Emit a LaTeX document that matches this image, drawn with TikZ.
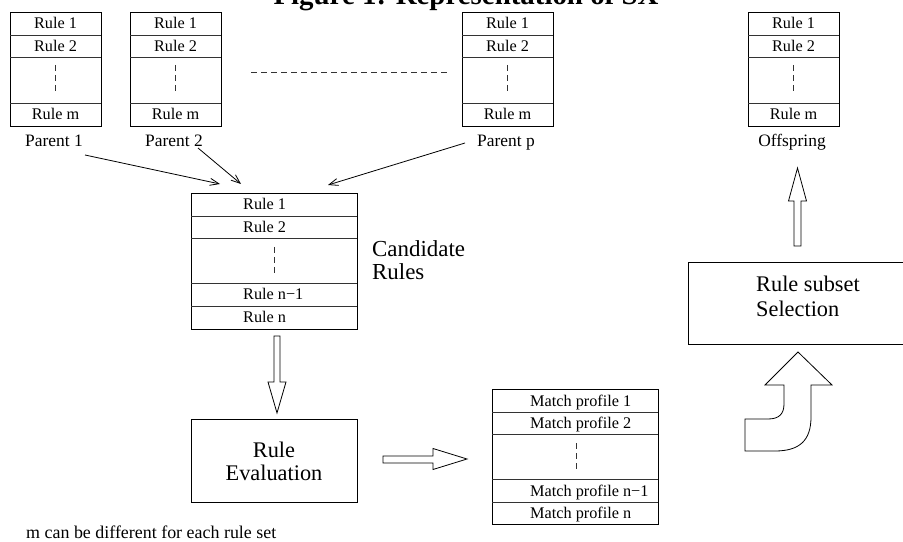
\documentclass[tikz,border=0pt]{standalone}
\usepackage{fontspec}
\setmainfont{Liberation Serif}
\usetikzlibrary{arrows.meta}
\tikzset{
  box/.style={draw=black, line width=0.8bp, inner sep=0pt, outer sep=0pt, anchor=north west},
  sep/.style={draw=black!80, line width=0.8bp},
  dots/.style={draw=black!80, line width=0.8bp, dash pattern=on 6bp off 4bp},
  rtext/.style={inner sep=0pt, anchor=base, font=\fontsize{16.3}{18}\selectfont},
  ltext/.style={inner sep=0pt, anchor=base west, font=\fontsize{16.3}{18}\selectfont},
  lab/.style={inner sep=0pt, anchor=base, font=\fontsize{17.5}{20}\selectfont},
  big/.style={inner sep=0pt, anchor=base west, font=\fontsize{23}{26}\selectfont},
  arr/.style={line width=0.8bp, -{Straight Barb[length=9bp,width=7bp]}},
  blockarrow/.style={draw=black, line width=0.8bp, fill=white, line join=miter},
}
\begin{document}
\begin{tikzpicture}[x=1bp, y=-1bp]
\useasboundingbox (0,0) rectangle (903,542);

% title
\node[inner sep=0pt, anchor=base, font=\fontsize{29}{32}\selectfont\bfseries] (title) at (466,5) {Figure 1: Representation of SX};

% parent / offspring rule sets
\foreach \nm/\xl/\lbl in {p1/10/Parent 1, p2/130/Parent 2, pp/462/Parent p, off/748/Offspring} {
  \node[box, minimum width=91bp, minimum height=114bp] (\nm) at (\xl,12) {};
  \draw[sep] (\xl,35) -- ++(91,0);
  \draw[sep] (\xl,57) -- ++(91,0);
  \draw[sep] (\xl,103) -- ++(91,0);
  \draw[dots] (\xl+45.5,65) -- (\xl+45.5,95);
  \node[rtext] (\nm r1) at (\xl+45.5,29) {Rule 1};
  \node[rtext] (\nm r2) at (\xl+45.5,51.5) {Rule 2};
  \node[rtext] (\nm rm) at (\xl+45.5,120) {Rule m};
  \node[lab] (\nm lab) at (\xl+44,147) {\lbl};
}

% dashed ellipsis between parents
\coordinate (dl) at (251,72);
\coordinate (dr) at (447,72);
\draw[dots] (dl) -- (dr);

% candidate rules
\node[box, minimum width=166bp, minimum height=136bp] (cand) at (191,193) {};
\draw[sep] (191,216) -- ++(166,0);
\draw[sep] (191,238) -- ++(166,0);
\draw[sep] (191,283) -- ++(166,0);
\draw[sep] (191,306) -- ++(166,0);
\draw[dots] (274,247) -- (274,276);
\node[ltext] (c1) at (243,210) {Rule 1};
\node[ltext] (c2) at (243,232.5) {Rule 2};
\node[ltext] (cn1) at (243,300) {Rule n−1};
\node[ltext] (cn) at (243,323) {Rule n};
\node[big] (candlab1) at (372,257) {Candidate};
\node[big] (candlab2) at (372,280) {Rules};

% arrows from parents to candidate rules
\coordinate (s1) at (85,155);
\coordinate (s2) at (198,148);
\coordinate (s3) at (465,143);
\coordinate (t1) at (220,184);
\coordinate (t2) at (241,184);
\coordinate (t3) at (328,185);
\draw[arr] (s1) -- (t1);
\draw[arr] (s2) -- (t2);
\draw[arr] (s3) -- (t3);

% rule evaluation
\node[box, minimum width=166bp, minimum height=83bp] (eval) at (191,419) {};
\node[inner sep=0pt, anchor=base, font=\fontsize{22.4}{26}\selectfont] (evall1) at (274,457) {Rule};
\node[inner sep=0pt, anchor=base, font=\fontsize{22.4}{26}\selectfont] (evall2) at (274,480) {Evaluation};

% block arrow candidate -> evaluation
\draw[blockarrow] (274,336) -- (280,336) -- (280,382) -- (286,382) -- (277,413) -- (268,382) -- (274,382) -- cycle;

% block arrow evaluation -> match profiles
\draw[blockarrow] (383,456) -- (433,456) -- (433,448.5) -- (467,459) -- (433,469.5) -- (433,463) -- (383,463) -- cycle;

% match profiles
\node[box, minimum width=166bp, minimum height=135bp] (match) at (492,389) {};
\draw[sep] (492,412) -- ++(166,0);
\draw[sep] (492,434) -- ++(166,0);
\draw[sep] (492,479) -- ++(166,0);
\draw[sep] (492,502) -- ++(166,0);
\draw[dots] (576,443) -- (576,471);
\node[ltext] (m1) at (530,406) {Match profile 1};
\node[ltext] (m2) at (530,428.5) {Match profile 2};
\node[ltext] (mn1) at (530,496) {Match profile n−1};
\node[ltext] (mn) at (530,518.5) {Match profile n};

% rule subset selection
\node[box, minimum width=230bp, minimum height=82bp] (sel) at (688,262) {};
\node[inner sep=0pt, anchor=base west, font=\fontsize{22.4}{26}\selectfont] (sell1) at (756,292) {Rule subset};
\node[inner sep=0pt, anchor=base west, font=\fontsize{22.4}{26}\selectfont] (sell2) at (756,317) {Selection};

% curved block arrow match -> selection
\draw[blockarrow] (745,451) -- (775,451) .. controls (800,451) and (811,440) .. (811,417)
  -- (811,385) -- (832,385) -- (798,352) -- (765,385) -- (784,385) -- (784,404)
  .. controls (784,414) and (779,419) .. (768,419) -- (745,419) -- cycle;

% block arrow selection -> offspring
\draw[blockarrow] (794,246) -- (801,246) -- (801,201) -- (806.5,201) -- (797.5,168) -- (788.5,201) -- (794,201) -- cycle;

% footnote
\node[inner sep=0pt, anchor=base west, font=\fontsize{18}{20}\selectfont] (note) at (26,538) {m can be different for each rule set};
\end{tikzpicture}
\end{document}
****************************************
Return all of the data exactly as written, and drop the pictures.

▸ Output
Emit a LaTeX document that matches this image, drawn with TikZ.
\documentclass[tikz,border=0pt]{standalone}
\usepackage{fontspec}
\setmainfont{Liberation Serif}
\usetikzlibrary{arrows.meta}
\tikzset{
  box/.style={draw=black, line width=0.8bp, inner sep=0pt, outer sep=0pt, anchor=north west},
  sep/.style={draw=black!80, line width=0.8bp},
  dots/.style={draw=black!80, line width=0.8bp, dash pattern=on 6bp off 4bp},
  rtext/.style={inner sep=0pt, anchor=base, font=\fontsize{16.3}{18}\selectfont},
  ltext/.style={inner sep=0pt, anchor=base west, font=\fontsize{16.3}{18}\selectfont},
  lab/.style={inner sep=0pt, anchor=base, font=\fontsize{17.5}{20}\selectfont},
  big/.style={inner sep=0pt, anchor=base west, font=\fontsize{23}{26}\selectfont},
  arr/.style={line width=0.8bp, -{Straight Barb[length=9bp,width=7bp]}},
  blockarrow/.style={draw=black, line width=0.8bp, fill=white, line join=miter},
}
\begin{document}
\begin{tikzpicture}[x=1bp, y=-1bp]
\useasboundingbox (0,0) rectangle (903,542);

% title
\node[inner sep=0pt, anchor=base, font=\fontsize{29}{32}\selectfont\bfseries] (title) at (466,5) {Figure 1: Representation of SX};

% parent / offspring rule sets
\foreach \nm/\xl/\lbl in {p1/10/Parent 1, p2/130/Parent 2, pp/462/Parent p, off/748/Offspring} {
  \node[box, minimum width=91bp, minimum height=114bp] (\nm) at (\xl,12) {};
  \draw[sep] (\xl,35) -- ++(91,0);
  \draw[sep] (\xl,57) -- ++(91,0);
  \draw[sep] (\xl,103) -- ++(91,0);
  \draw[dots] (\xl+45.5,65) -- (\xl+45.5,95);
  \node[rtext] (\nm r1) at (\xl+45.5,29) {Rule 1};
  \node[rtext] (\nm r2) at (\xl+45.5,51.5) {Rule 2};
  \node[rtext] (\nm rm) at (\xl+45.5,120) {Rule m};
  \node[lab] (\nm lab) at (\xl+44,147) {\lbl};
}

% dashed ellipsis between parents
\coordinate (dl) at (251,72);
\coordinate (dr) at (447,72);
\draw[dots] (dl) -- (dr);

% candidate rules
\node[box, minimum width=166bp, minimum height=136bp] (cand) at (191,193) {};
\draw[sep] (191,216) -- ++(166,0);
\draw[sep] (191,238) -- ++(166,0);
\draw[sep] (191,283) -- ++(166,0);
\draw[sep] (191,306) -- ++(166,0);
\draw[dots] (274,247) -- (274,276);
\node[ltext] (c1) at (243,210) {Rule 1};
\node[ltext] (c2) at (243,232.5) {Rule 2};
\node[ltext] (cn1) at (243,300) {Rule n−1};
\node[ltext] (cn) at (243,323) {Rule n};
\node[big] (candlab1) at (372,257) {Candidate};
\node[big] (candlab2) at (372,280) {Rules};

% arrows from parents to candidate rules
\coordinate (s1) at (85,155);
\coordinate (s2) at (198,148);
\coordinate (s3) at (465,143);
\coordinate (t1) at (220,184);
\coordinate (t2) at (241,184);
\coordinate (t3) at (328,185);
\draw[arr] (s1) -- (t1);
\draw[arr] (s2) -- (t2);
\draw[arr] (s3) -- (t3);

% rule evaluation
\node[box, minimum width=166bp, minimum height=83bp] (eval) at (191,419) {};
\node[inner sep=0pt, anchor=base, font=\fontsize{22.4}{26}\selectfont] (evall1) at (274,457) {Rule};
\node[inner sep=0pt, anchor=base, font=\fontsize{22.4}{26}\selectfont] (evall2) at (274,480) {Evaluation};

% block arrow candidate -> evaluation
\draw[blockarrow] (274,336) -- (280,336) -- (280,382) -- (286,382) -- (277,413) -- (268,382) -- (274,382) -- cycle;

% block arrow evaluation -> match profiles
\draw[blockarrow] (383,456) -- (433,456) -- (433,448.5) -- (467,459) -- (433,469.5) -- (433,463) -- (383,463) -- cycle;

% match profiles
\node[box, minimum width=166bp, minimum height=135bp] (match) at (492,389) {};
\draw[sep] (492,412) -- ++(166,0);
\draw[sep] (492,434) -- ++(166,0);
\draw[sep] (492,479) -- ++(166,0);
\draw[sep] (492,502) -- ++(166,0);
\draw[dots] (576,443) -- (576,471);
\node[ltext] (m1) at (530,406) {Match profile 1};
\node[ltext] (m2) at (530,428.5) {Match profile 2};
\node[ltext] (mn1) at (530,496) {Match profile n−1};
\node[ltext] (mn) at (530,518.5) {Match profile n};

% rule subset selection
\node[box, minimum width=230bp, minimum height=82bp] (sel) at (688,262) {};
\node[inner sep=0pt, anchor=base west, font=\fontsize{22.4}{26}\selectfont] (sell1) at (756,292) {Rule subset};
\node[inner sep=0pt, anchor=base west, font=\fontsize{22.4}{26}\selectfont] (sell2) at (756,317) {Selection};

% curved block arrow match -> selection
\draw[blockarrow] (745,451) -- (775,451) .. controls (800,451) and (811,440) .. (811,417)
  -- (811,385) -- (832,385) -- (798,352) -- (765,385) -- (784,385) -- (784,404)
  .. controls (784,414) and (779,419) .. (768,419) -- (745,419) -- cycle;

% block arrow selection -> offspring
\draw[blockarrow] (794,246) -- (801,246) -- (801,201) -- (806.5,201) -- (797.5,168) -- (788.5,201) -- (794,201) -- cycle;

% footnote
\node[inner sep=0pt, anchor=base west, font=\fontsize{18}{20}\selectfont] (note) at (26,538) {m can be different for each rule set};
\end{tikzpicture}
\end{document}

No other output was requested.